In May 1986, Curtis earned his Bachelor of Science degree in agricultural business from LSU. The university still holds a special place in Curtis’s heart, as it is where he met his wife, the former Jill Juneau. A member of Alpha Gamma Rho fraternity, a social-professional fraternity affiliated with agriculture, Curtis also fondly remembers his fraternity brothers and his time in the fraternity house.
“I was actually in a fraternity, so I have great memories of the guys who were my fraternity brothers. My favorite place on campus was the fraternity house,” said Curtis. “That’s also where I met my wife, so those are the best memories for me. That, and graduating.”
Having grown up as a big LSU football fan, attending LSU was always where Curtis had hoped to attend college. After stops at the University of Louisiana at Monroe, then Northeast Louisiana University, and LSU at Alexandria, Curtis’s dreams were fulfilled when he transferred to LSU and was able to watch his Tigers every Saturday night in Death Valley.
“I loved all of the LSU football games,” said Curtis. “I was always an LSU football fan and had always dreamed of going to LSU, so I ended up at the right place.”
More recently, Curtis has kept his connection to LSU through the Cadets of the Ole War Skule, where he serves on the organization’s board of directors. The Cadets of the Ole War Skule are LSU students and alumni who are honorably serving, or have served, the United States in any one of the nation’s armed forces, the National Guard or military reserves. They ensure that future generations of LSU cadets and alumni will never forget the university’s rich military heritage and traditions. The Cadets of the Ole War Skule and the university annually co-host events as a visible remembrance of the soldiers who have proudly served in America’s armed forces and given their lives to preserve our freedom.

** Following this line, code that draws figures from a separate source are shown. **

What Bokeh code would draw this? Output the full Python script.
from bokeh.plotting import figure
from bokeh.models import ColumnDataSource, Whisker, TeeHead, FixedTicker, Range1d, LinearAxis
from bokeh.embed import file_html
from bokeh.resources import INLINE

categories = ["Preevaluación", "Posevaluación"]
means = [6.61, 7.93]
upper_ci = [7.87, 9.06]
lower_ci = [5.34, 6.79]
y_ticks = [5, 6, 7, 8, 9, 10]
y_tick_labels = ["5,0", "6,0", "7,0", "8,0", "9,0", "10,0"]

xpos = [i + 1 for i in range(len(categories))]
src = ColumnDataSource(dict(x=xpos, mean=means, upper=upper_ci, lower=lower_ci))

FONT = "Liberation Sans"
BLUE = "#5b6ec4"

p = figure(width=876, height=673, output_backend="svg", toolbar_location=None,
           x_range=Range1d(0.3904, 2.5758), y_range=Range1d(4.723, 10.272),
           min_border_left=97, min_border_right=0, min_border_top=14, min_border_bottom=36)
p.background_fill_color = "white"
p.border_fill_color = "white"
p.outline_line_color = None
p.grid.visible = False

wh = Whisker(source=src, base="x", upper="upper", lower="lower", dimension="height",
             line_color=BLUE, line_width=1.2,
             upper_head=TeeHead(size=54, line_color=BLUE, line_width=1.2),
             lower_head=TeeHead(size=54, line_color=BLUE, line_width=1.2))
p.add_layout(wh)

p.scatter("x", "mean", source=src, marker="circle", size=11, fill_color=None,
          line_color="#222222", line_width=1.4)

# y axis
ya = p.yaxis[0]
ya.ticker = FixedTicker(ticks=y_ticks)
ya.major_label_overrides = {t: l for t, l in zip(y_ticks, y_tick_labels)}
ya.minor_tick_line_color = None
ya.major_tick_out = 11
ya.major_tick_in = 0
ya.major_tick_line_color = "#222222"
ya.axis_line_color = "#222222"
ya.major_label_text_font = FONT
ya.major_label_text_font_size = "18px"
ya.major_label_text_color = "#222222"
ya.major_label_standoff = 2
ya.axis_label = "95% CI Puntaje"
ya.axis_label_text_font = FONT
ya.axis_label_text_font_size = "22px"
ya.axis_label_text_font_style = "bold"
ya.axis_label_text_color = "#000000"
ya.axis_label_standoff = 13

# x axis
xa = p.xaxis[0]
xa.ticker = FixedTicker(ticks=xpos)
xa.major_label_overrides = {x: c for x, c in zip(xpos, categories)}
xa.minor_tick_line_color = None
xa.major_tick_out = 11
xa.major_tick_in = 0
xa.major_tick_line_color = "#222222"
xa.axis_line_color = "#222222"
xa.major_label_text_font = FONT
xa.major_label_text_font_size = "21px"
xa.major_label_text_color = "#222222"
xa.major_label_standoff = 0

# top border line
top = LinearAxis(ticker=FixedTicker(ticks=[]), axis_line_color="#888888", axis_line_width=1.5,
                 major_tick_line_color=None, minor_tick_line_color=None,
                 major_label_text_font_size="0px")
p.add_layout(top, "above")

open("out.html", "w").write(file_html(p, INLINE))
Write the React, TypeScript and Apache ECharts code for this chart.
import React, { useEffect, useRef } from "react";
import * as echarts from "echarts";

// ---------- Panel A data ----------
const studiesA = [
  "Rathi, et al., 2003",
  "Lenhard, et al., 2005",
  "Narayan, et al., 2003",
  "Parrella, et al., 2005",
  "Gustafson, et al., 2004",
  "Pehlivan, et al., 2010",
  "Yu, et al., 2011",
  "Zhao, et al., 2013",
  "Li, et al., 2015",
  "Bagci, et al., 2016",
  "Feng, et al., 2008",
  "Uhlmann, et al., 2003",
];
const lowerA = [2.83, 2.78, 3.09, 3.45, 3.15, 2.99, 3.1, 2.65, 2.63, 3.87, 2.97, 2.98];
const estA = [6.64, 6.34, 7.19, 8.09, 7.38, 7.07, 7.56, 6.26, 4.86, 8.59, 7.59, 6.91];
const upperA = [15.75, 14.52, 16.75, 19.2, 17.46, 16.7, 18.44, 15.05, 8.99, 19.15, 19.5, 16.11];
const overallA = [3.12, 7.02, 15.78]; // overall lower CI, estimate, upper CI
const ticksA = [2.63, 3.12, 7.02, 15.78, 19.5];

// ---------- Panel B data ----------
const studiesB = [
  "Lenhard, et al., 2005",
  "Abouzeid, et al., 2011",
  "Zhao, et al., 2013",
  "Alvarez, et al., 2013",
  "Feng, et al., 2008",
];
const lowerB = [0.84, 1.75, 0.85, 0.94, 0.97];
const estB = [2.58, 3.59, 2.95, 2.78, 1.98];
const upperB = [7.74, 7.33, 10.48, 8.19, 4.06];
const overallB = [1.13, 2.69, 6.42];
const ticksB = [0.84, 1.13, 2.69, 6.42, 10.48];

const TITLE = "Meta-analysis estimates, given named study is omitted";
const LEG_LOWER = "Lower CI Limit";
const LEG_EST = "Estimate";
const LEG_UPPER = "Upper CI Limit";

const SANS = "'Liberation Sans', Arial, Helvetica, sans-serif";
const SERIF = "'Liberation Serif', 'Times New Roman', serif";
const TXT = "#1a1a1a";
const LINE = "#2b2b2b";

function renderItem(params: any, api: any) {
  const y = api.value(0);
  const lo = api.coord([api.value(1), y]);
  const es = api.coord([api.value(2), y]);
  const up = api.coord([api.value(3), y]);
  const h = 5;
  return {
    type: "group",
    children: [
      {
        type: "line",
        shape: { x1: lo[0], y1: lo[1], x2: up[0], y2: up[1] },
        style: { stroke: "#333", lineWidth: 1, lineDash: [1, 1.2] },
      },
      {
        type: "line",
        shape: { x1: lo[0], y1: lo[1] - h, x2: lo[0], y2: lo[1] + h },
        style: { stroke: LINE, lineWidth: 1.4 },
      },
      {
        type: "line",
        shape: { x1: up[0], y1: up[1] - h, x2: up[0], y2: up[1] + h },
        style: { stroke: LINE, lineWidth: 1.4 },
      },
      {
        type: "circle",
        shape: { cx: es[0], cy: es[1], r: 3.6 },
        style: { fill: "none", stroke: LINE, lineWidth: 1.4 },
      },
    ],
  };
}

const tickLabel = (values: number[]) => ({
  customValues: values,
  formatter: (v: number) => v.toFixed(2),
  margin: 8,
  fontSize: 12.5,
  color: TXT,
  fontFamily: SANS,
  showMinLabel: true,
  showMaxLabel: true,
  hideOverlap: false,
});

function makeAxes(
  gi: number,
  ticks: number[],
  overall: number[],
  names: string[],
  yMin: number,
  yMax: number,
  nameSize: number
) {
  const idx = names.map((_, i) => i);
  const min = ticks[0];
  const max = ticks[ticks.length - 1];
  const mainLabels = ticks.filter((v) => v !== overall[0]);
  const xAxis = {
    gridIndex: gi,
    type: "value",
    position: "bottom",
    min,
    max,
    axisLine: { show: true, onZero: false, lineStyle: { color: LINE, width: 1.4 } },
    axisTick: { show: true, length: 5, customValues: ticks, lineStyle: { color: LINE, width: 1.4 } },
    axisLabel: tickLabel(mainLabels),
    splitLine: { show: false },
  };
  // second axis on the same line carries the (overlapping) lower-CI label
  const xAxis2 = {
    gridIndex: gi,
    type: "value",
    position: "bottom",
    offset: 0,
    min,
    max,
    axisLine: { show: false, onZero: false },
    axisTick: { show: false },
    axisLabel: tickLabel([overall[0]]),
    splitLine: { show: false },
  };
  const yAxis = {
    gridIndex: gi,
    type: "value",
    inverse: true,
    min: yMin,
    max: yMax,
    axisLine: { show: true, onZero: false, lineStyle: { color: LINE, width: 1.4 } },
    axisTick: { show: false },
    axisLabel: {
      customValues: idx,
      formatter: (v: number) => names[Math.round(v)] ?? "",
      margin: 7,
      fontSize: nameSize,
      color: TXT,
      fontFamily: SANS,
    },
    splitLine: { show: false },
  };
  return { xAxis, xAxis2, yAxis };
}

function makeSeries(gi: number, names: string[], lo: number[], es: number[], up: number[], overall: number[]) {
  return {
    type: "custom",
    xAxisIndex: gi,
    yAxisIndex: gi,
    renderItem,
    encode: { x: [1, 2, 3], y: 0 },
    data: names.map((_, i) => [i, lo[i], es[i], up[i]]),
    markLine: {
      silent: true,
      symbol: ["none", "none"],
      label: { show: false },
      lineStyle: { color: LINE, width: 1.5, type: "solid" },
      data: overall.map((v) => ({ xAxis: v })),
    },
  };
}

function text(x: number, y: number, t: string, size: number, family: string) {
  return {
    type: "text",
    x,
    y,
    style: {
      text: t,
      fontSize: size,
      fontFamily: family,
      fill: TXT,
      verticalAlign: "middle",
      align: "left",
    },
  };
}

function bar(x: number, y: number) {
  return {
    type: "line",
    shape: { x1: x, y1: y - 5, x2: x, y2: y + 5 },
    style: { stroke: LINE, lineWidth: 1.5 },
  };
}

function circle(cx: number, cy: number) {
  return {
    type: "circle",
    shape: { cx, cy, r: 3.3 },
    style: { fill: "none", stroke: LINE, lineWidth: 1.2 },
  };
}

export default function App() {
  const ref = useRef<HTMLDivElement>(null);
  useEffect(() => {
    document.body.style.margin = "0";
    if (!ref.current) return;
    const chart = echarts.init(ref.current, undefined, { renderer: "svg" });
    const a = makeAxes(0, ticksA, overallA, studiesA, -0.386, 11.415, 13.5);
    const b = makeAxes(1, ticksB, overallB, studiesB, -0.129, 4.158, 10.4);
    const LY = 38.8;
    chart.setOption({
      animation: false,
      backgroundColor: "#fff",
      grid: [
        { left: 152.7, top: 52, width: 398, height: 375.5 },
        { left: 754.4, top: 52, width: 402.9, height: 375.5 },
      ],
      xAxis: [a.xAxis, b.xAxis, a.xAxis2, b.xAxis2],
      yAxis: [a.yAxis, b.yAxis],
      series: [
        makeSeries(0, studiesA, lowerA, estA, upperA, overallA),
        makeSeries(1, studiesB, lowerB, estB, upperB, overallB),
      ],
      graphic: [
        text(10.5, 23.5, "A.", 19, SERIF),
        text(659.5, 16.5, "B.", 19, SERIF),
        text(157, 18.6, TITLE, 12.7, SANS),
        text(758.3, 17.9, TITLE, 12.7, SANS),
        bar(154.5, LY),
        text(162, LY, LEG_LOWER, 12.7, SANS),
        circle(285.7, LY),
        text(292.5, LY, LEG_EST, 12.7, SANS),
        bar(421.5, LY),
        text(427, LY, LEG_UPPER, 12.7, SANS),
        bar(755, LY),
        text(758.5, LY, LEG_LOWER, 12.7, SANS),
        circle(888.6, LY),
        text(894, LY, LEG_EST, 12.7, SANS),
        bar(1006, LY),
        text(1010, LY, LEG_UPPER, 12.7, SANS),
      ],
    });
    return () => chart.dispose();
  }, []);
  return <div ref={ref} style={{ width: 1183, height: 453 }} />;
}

As the adjutant general, Brig. Gen. Glenn Curtis (left) is responsible for the deployment and coordination of programs, policies and plans affecting the more than 11,500 members of the Louisiana Army and Air National Guard.
On Nov. 14, 2009, Curtis was one of 11 LSU alumni inducted into the LSU military Hall of Honor during the annual LSU Salutes ceremony. The inductees, all of whom must have attended LSU and served in the military, are selected based on their involvement with the university, as well as with the military and community. When the LSU Military Museum in the Memorial Tower is completed, Curtis’ name and the names of all those inducted into the Hall of Honor will be displayed as part of the permanent exhibition.

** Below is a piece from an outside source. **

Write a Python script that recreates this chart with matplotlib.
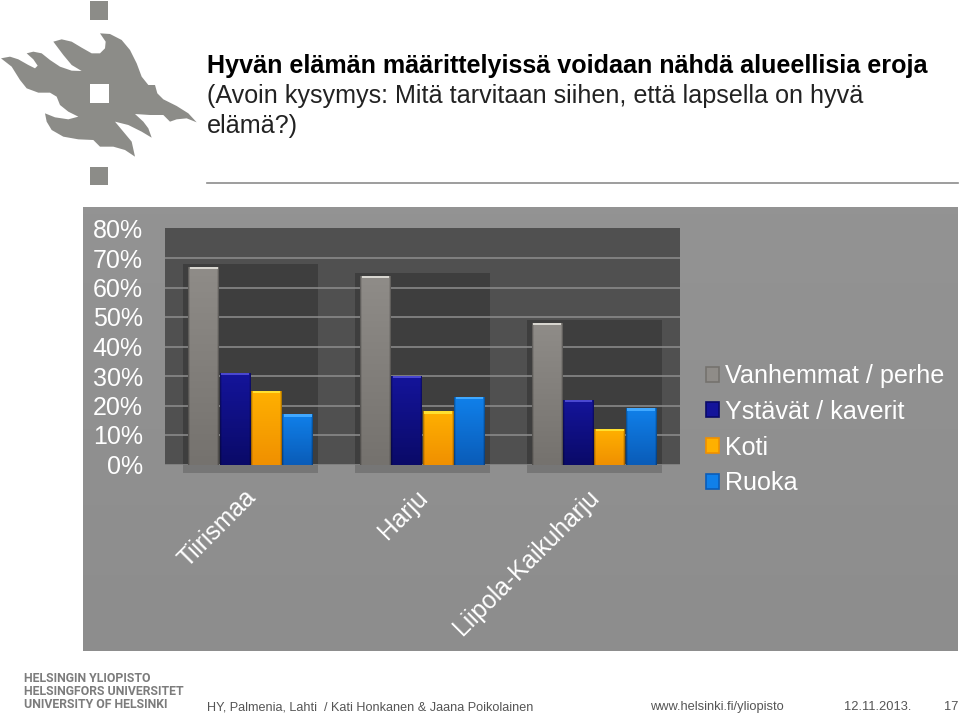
import numpy as np
import matplotlib
matplotlib.use("Agg")
import matplotlib.pyplot as plt
from matplotlib.patches import Patch, Polygon, Rectangle

plt.rcParams['font.family'] = ['Liberation Sans', 'DejaVu Sans']

categories = ["Tiirismaa", "Harju", "Liipola-Kaikuharju"]
series_names = ["Vanhemmat / perhe", "Ystävät / kaverit", "Koti", "Ruoka"]
vanhemmat = [67, 64, 48]
ystavat = [31, 30, 22]
koti = [25, 18, 12]
ruoka = [17, 23, 19]
y_ticks = [0, 10, 20, 30, 40, 50, 60, 70, 80]
y_tick_labels = ["0%", "10%", "20%", "30%", "40%", "50%", "60%", "70%", "80%"]

series_values = [vanhemmat, ystavat, koti, ruoka]
colors_top = ["#8f8c88", "#14149a", "#ffb000", "#1080ea"]
colors_bot = ["#75726e", "#0a0a68", "#f09000", "#0a5cb8"]
colors_hi = ["#d8d6d0", "#4a48d0", "#ffe030", "#40a8ff"]

W, H = 960, 714
fig = plt.figure(figsize=(W / 100, H / 100), dpi=100, facecolor="white")

def box(x0, y0, x1, y1):
    return [x0 / W, 1 - y1 / H, (x1 - x0) / W, (y1 - y0) / H]

deco = fig.add_axes([0, 0, 1, 1], zorder=0)
deco.axis("off")

LOGO = "#8c8c88"
deco.add_patch(Rectangle((89.5, 1), 18.5, 18.5, fc=LOGO, ec="none"))
deco.add_patch(Rectangle((89.5, 166.5), 18.5, 18.5, fc=LOGO, ec="none"))
flame = [(3, 175), (30, 170), (55, 178), (85, 195), (105, 205), (113, 197), (100, 178), (80, 160),
         (100, 155), (125, 160), (150, 180), (180, 200), (215, 212), (245, 213), (215, 195),
         (190, 165), (160, 125), (185, 118), (215, 125), (245, 143), (275, 160), (300, 160),
         (315, 145), (317, 125), (300, 100), (330, 102), (365, 120), (390, 150), (410, 190),
         (425, 230), (445, 255), (465, 255), (472, 280), (490, 298), (530, 318), (565, 340),
         (590, 367), (560, 355), (530, 358), (510, 365), (490, 345), (450, 345), (405, 342),
         (430, 365), (445, 385), (455, 413), (425, 395), (385, 375), (345, 365), (370, 395),
         (395, 425), (405, 470), (375, 450), (340, 440), (300, 440), (280, 420), (235, 418),
         (190, 410), (155, 390), (140, 365), (135, 340), (165, 352), (205, 358), (235, 350),
         (205, 335), (180, 315), (170, 290), (150, 278), (115, 278), (80, 265), (60, 240),
         (35, 200)]
deco.add_patch(Polygon([(a / 3, b / 3) for a, b in flame], closed=True, fc=LOGO, ec="none"))
deco.add_patch(Rectangle((89.5, 83.5), 19, 19, fc="white", ec="none"))

deco.text(207, 66, "Hyvän elämän määrittelyissä voidaan nähdä alueellisia eroja",
          fontsize=18.1, fontweight="bold", color="black", va="center", ha="left")
deco.text(207, 96, "(Avoin kysymys: Mitä tarvitaan siihen, että lapsella on hyvä",
          fontsize=18.1, color="#222222", va="center", ha="left")
deco.text(207, 125.5, "elämä?)", fontsize=18.1, color="#222222", va="center", ha="left")
deco.plot([207, 958], [183, 183], color="#8c8c8c", lw=1.2)

for yy, t in zip([678, 691.5, 705], ["HELSINGIN YLIOPISTO", "HELSINGFORS UNIVERSITET", "UNIVERSITY OF HELSINKI"]):
    deco.text(24, yy, t, fontsize=8.8, fontweight="bold", color="#7c7c7c", va="center", family="Roboto")

foot = "#555555"
deco.text(207, 707, "HY, Palmenia, Lahti  / Kati Honkanen & Jaana Poikolainen", fontsize=9.13,
          color=foot, va="center")
deco.text(650, 707, "www.helsinki.fi/yliopisto", fontsize=9.3, color=foot, va="center")
deco.text(844, 707, "12.11.2013.", fontsize=9.3, color=foot, va="center")
deco.text(944, 707, "17", fontsize=9.3, color=foot, va="center")

grad = np.linspace(0, 1, 64).reshape(-1, 1)
deco.imshow(grad, extent=(83, 958, 651, 207), cmap=matplotlib.colors.LinearSegmentedColormap.from_list(
    "p", ["#939393", "#8d8d8d"]), aspect="auto", zorder=0.5)
deco.set_xlim(0, W)
deco.set_ylim(H, 0)

ax = fig.add_axes(box(165, 228.5, 680, 464.5), zorder=1)
ax.set_facecolor("#505050")
ax.set_xlim(-0.5, 2.5)
ax.set_ylim(0, 80)
for s in ax.spines.values():
    s.set_visible(False)

x = np.arange(len(categories))
n = len(series_names)
bw = 0.1825

for xi, top in zip(x, np.max(series_values, axis=0)):
    ax.bar(xi, top + 1, width=0.785, color="#3e3e3e", zorder=1)
    ax.bar(xi, -3, width=0.785, color="#767676", zorder=1.1, clip_on=False)

ax.set_yticks(y_ticks, y_tick_labels)
ax.tick_params(axis="y", length=0, labelsize=18, labelcolor="white", pad=16)
ax.set_xticks(x, categories)
ax.tick_params(axis="x", length=0, labelsize=17.7, labelcolor="white", pad=15)
for lab in ax.get_xticklabels():
    lab.set_rotation(45)
    lab.set_ha("right")
    lab.set_va("top")
    lab.set_rotation_mode("anchor")
    lab.set_transform(lab.get_transform() + matplotlib.transforms.ScaledTranslation(-0.07, 0, fig.dpi_scale_trans))
ax.yaxis.grid(True, color="#8e8e8e", lw=1.1)
ax.set_axisbelow(False)
for gl in ax.get_ygridlines():
    gl.set_zorder(1.5)

edge_alpha = np.array([[0.3, 0.1] + [0.0] * 28 + [0.1, 0.3]])
for i, vals in enumerate(series_values):
    pos = x + (i - (n - 1) / 2) * bw
    cm = matplotlib.colors.LinearSegmentedColormap.from_list("b", [colors_top[i], colors_bot[i]])
    for p, v in zip(pos, vals):
        ax.bar(p, v, width=bw * 0.985, color=colors_top[i], zorder=3)
        ax.imshow(np.linspace(0, 1, 64).reshape(-1, 1), extent=(p - bw * 0.49, p + bw * 0.49, 0, v),
                  cmap=cm, aspect="auto", zorder=3.1)
        ax.imshow(np.zeros(edge_alpha.shape), extent=(p - bw * 0.49, p + bw * 0.49, 0, v), cmap="gray",
                  vmin=0, vmax=1, alpha=edge_alpha, aspect="auto", zorder=3.2)
        ax.bar(p, 0.8, bottom=v - 0.8, width=bw * 0.88, color=colors_hi[i], zorder=3.3)
ax.set_xlim(-0.5, 2.5)
ax.set_ylim(0, 80)

handles = [Patch(facecolor=colors_top[i], edgecolor=colors_bot[i], lw=1.2) for i in range(n)]
fig.legend(handles, series_names, loc="upper left", bbox_to_anchor=(698 / W, 1 - 356.5 / H),
           frameon=False, fontsize=18.1, labelcolor="white", handlelength=0.54, handleheight=0.54,
           handletextpad=0.22, labelspacing=0.47, borderpad=0.3, borderaxespad=0)

fig.savefig("out.png", dpi=100, facecolor="white")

“It was an honor,” Curtis said of his induction into the LSU military Hall of Honor. “If you look at some of the people who have been inducted in the Hall of Honor, to just be among them is such an honor.”
Throughout his nearly 30-year military career, Curtis has steadily moved up the ranks and was most recently promoted to brigadier general in November 2007. He has also held various positions of increasing responsibility from platoon leader to construction officer to commander to executive officer. In December 2004, he was mobilized in support of Operation Iraqi Freedom and served as the chief of staff for the purchasing and contracting officer in Baghdad, Iraq. Following Hurricanes Katrina and Rita in 2005, he was assigned as the chief of the joint staff for the Joint Force Headquarters – Louisiana, where he served until being appointed the adjutant general.
On Wednesday, May 30, Brig. Gen. Glenn Curtis, adjutant general of the Louisiana National Guard, was the keynote speaker at LSU's Memorial Day ceremony at the LSU War Memorial on the Parade Ground.
“My entire career I have enjoyed being in the military,” said Curtis. “Mostly it comes down the people – the great soldiers and great families. Their dedication to their duty and to this country has really been my driving force throughout my career while trying to do the right thing for them.”
Among Curtis’s many awards and decorations are a the Legion of Merit, Bronze Star, Meritorious Service Medal with two bronze Oak Leaf Clusters, Army Commendation Medal, Army Achievement Medal, Combat Action Badge, Joint Meritorious Unit Award, Army Reserve Component Achievement Medal with one silver and two bronze Oak Leaf Clusters, National Defense Service Medal with one bronze Service Star, Iraq Campaign Medal, Global War on Terrorism Service Medal, Humanitarian Service Medal with one bronze Service Star, Louisiana Legion of Merit and Louisiana Commendation Medal.
Despite his many individual honors, Curtis still sees himself as just another member of the much larger United States military and cherishes his career path.
“The military is really just one big team, so being a member of that team has just been very special,” said Curtis. “I owe the Army a lot more than I can pay them back.”
Curtis now resides in Alexandria with his wife and their three children – Meagan, Nicholas and Jacob.